[Start]

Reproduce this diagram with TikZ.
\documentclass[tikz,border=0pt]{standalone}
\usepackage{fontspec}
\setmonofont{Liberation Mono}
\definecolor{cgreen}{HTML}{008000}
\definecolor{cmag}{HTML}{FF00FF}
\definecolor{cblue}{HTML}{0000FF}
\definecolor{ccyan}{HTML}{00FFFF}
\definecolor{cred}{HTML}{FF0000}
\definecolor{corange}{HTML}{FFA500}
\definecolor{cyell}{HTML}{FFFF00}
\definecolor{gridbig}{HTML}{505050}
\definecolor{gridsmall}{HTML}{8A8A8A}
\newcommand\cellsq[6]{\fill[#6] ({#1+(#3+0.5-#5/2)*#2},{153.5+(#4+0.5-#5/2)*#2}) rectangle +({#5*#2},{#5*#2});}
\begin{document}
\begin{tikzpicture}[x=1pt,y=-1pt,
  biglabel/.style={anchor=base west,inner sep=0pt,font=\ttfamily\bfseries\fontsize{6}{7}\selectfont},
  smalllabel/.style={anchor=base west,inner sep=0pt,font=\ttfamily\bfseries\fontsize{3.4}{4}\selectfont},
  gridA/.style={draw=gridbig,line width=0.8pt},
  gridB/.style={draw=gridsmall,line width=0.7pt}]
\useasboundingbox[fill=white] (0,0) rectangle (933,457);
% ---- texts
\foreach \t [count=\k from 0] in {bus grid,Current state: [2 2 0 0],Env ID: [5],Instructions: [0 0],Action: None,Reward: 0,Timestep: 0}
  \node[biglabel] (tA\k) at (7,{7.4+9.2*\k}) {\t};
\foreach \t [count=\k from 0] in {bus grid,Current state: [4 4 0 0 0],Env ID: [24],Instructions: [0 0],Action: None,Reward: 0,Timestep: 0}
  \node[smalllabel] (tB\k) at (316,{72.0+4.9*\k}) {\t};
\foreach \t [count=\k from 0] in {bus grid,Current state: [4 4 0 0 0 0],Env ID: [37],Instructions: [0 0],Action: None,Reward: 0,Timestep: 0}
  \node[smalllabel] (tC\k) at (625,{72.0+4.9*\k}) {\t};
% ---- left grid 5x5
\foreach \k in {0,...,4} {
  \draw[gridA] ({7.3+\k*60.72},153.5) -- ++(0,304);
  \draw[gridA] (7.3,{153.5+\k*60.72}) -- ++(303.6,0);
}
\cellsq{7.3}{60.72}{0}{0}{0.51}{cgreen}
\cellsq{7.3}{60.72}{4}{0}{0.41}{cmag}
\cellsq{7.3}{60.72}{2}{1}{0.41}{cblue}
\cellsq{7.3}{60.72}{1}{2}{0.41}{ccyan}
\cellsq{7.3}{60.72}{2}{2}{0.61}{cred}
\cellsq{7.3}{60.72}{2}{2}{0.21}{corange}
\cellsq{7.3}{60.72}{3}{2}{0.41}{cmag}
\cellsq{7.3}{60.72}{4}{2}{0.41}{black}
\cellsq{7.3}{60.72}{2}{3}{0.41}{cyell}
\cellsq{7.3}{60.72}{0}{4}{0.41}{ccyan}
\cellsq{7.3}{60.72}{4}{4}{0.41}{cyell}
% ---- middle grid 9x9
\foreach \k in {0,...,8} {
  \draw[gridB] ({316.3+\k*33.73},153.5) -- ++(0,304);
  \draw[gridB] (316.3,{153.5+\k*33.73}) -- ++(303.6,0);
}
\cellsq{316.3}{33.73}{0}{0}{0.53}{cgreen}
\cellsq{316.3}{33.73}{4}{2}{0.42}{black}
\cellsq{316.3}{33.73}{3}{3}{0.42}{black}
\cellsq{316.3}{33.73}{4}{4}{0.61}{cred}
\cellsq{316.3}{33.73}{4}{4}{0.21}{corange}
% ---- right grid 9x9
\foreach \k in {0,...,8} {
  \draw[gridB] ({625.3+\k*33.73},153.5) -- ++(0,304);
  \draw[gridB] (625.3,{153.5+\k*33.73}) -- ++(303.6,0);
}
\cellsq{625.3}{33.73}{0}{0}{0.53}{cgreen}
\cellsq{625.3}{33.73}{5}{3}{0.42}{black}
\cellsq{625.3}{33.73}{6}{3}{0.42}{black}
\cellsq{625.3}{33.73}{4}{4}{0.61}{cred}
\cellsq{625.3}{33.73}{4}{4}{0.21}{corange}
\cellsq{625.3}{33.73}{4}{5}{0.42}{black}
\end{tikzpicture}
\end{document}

[End]

WHAT YOU SHOULD DO
Reproduce the entire listing word for word.

RESPONSE TO THE TASK
Reproduce this diagram with TikZ.
\documentclass[tikz,border=0pt]{standalone}
\usepackage{fontspec}
\setmonofont{Liberation Mono}
\definecolor{cgreen}{HTML}{008000}
\definecolor{cmag}{HTML}{FF00FF}
\definecolor{cblue}{HTML}{0000FF}
\definecolor{ccyan}{HTML}{00FFFF}
\definecolor{cred}{HTML}{FF0000}
\definecolor{corange}{HTML}{FFA500}
\definecolor{cyell}{HTML}{FFFF00}
\definecolor{gridbig}{HTML}{505050}
\definecolor{gridsmall}{HTML}{8A8A8A}
\newcommand\cellsq[6]{\fill[#6] ({#1+(#3+0.5-#5/2)*#2},{153.5+(#4+0.5-#5/2)*#2}) rectangle +({#5*#2},{#5*#2});}
\begin{document}
\begin{tikzpicture}[x=1pt,y=-1pt,
  biglabel/.style={anchor=base west,inner sep=0pt,font=\ttfamily\bfseries\fontsize{6}{7}\selectfont},
  smalllabel/.style={anchor=base west,inner sep=0pt,font=\ttfamily\bfseries\fontsize{3.4}{4}\selectfont},
  gridA/.style={draw=gridbig,line width=0.8pt},
  gridB/.style={draw=gridsmall,line width=0.7pt}]
\useasboundingbox[fill=white] (0,0) rectangle (933,457);
% ---- texts
\foreach \t [count=\k from 0] in {bus grid,Current state: [2 2 0 0],Env ID: [5],Instructions: [0 0],Action: None,Reward: 0,Timestep: 0}
  \node[biglabel] (tA\k) at (7,{7.4+9.2*\k}) {\t};
\foreach \t [count=\k from 0] in {bus grid,Current state: [4 4 0 0 0],Env ID: [24],Instructions: [0 0],Action: None,Reward: 0,Timestep: 0}
  \node[smalllabel] (tB\k) at (316,{72.0+4.9*\k}) {\t};
\foreach \t [count=\k from 0] in {bus grid,Current state: [4 4 0 0 0 0],Env ID: [37],Instructions: [0 0],Action: None,Reward: 0,Timestep: 0}
  \node[smalllabel] (tC\k) at (625,{72.0+4.9*\k}) {\t};
% ---- left grid 5x5
\foreach \k in {0,...,4} {
  \draw[gridA] ({7.3+\k*60.72},153.5) -- ++(0,304);
  \draw[gridA] (7.3,{153.5+\k*60.72}) -- ++(303.6,0);
}
\cellsq{7.3}{60.72}{0}{0}{0.51}{cgreen}
\cellsq{7.3}{60.72}{4}{0}{0.41}{cmag}
\cellsq{7.3}{60.72}{2}{1}{0.41}{cblue}
\cellsq{7.3}{60.72}{1}{2}{0.41}{ccyan}
\cellsq{7.3}{60.72}{2}{2}{0.61}{cred}
\cellsq{7.3}{60.72}{2}{2}{0.21}{corange}
\cellsq{7.3}{60.72}{3}{2}{0.41}{cmag}
\cellsq{7.3}{60.72}{4}{2}{0.41}{black}
\cellsq{7.3}{60.72}{2}{3}{0.41}{cyell}
\cellsq{7.3}{60.72}{0}{4}{0.41}{ccyan}
\cellsq{7.3}{60.72}{4}{4}{0.41}{cyell}
% ---- middle grid 9x9
\foreach \k in {0,...,8} {
  \draw[gridB] ({316.3+\k*33.73},153.5) -- ++(0,304);
  \draw[gridB] (316.3,{153.5+\k*33.73}) -- ++(303.6,0);
}
\cellsq{316.3}{33.73}{0}{0}{0.53}{cgreen}
\cellsq{316.3}{33.73}{4}{2}{0.42}{black}
\cellsq{316.3}{33.73}{3}{3}{0.42}{black}
\cellsq{316.3}{33.73}{4}{4}{0.61}{cred}
\cellsq{316.3}{33.73}{4}{4}{0.21}{corange}
% ---- right grid 9x9
\foreach \k in {0,...,8} {
  \draw[gridB] ({625.3+\k*33.73},153.5) -- ++(0,304);
  \draw[gridB] (625.3,{153.5+\k*33.73}) -- ++(303.6,0);
}
\cellsq{625.3}{33.73}{0}{0}{0.53}{cgreen}
\cellsq{625.3}{33.73}{5}{3}{0.42}{black}
\cellsq{625.3}{33.73}{6}{3}{0.42}{black}
\cellsq{625.3}{33.73}{4}{4}{0.61}{cred}
\cellsq{625.3}{33.73}{4}{4}{0.21}{corange}
\cellsq{625.3}{33.73}{4}{5}{0.42}{black}
\end{tikzpicture}
\end{document}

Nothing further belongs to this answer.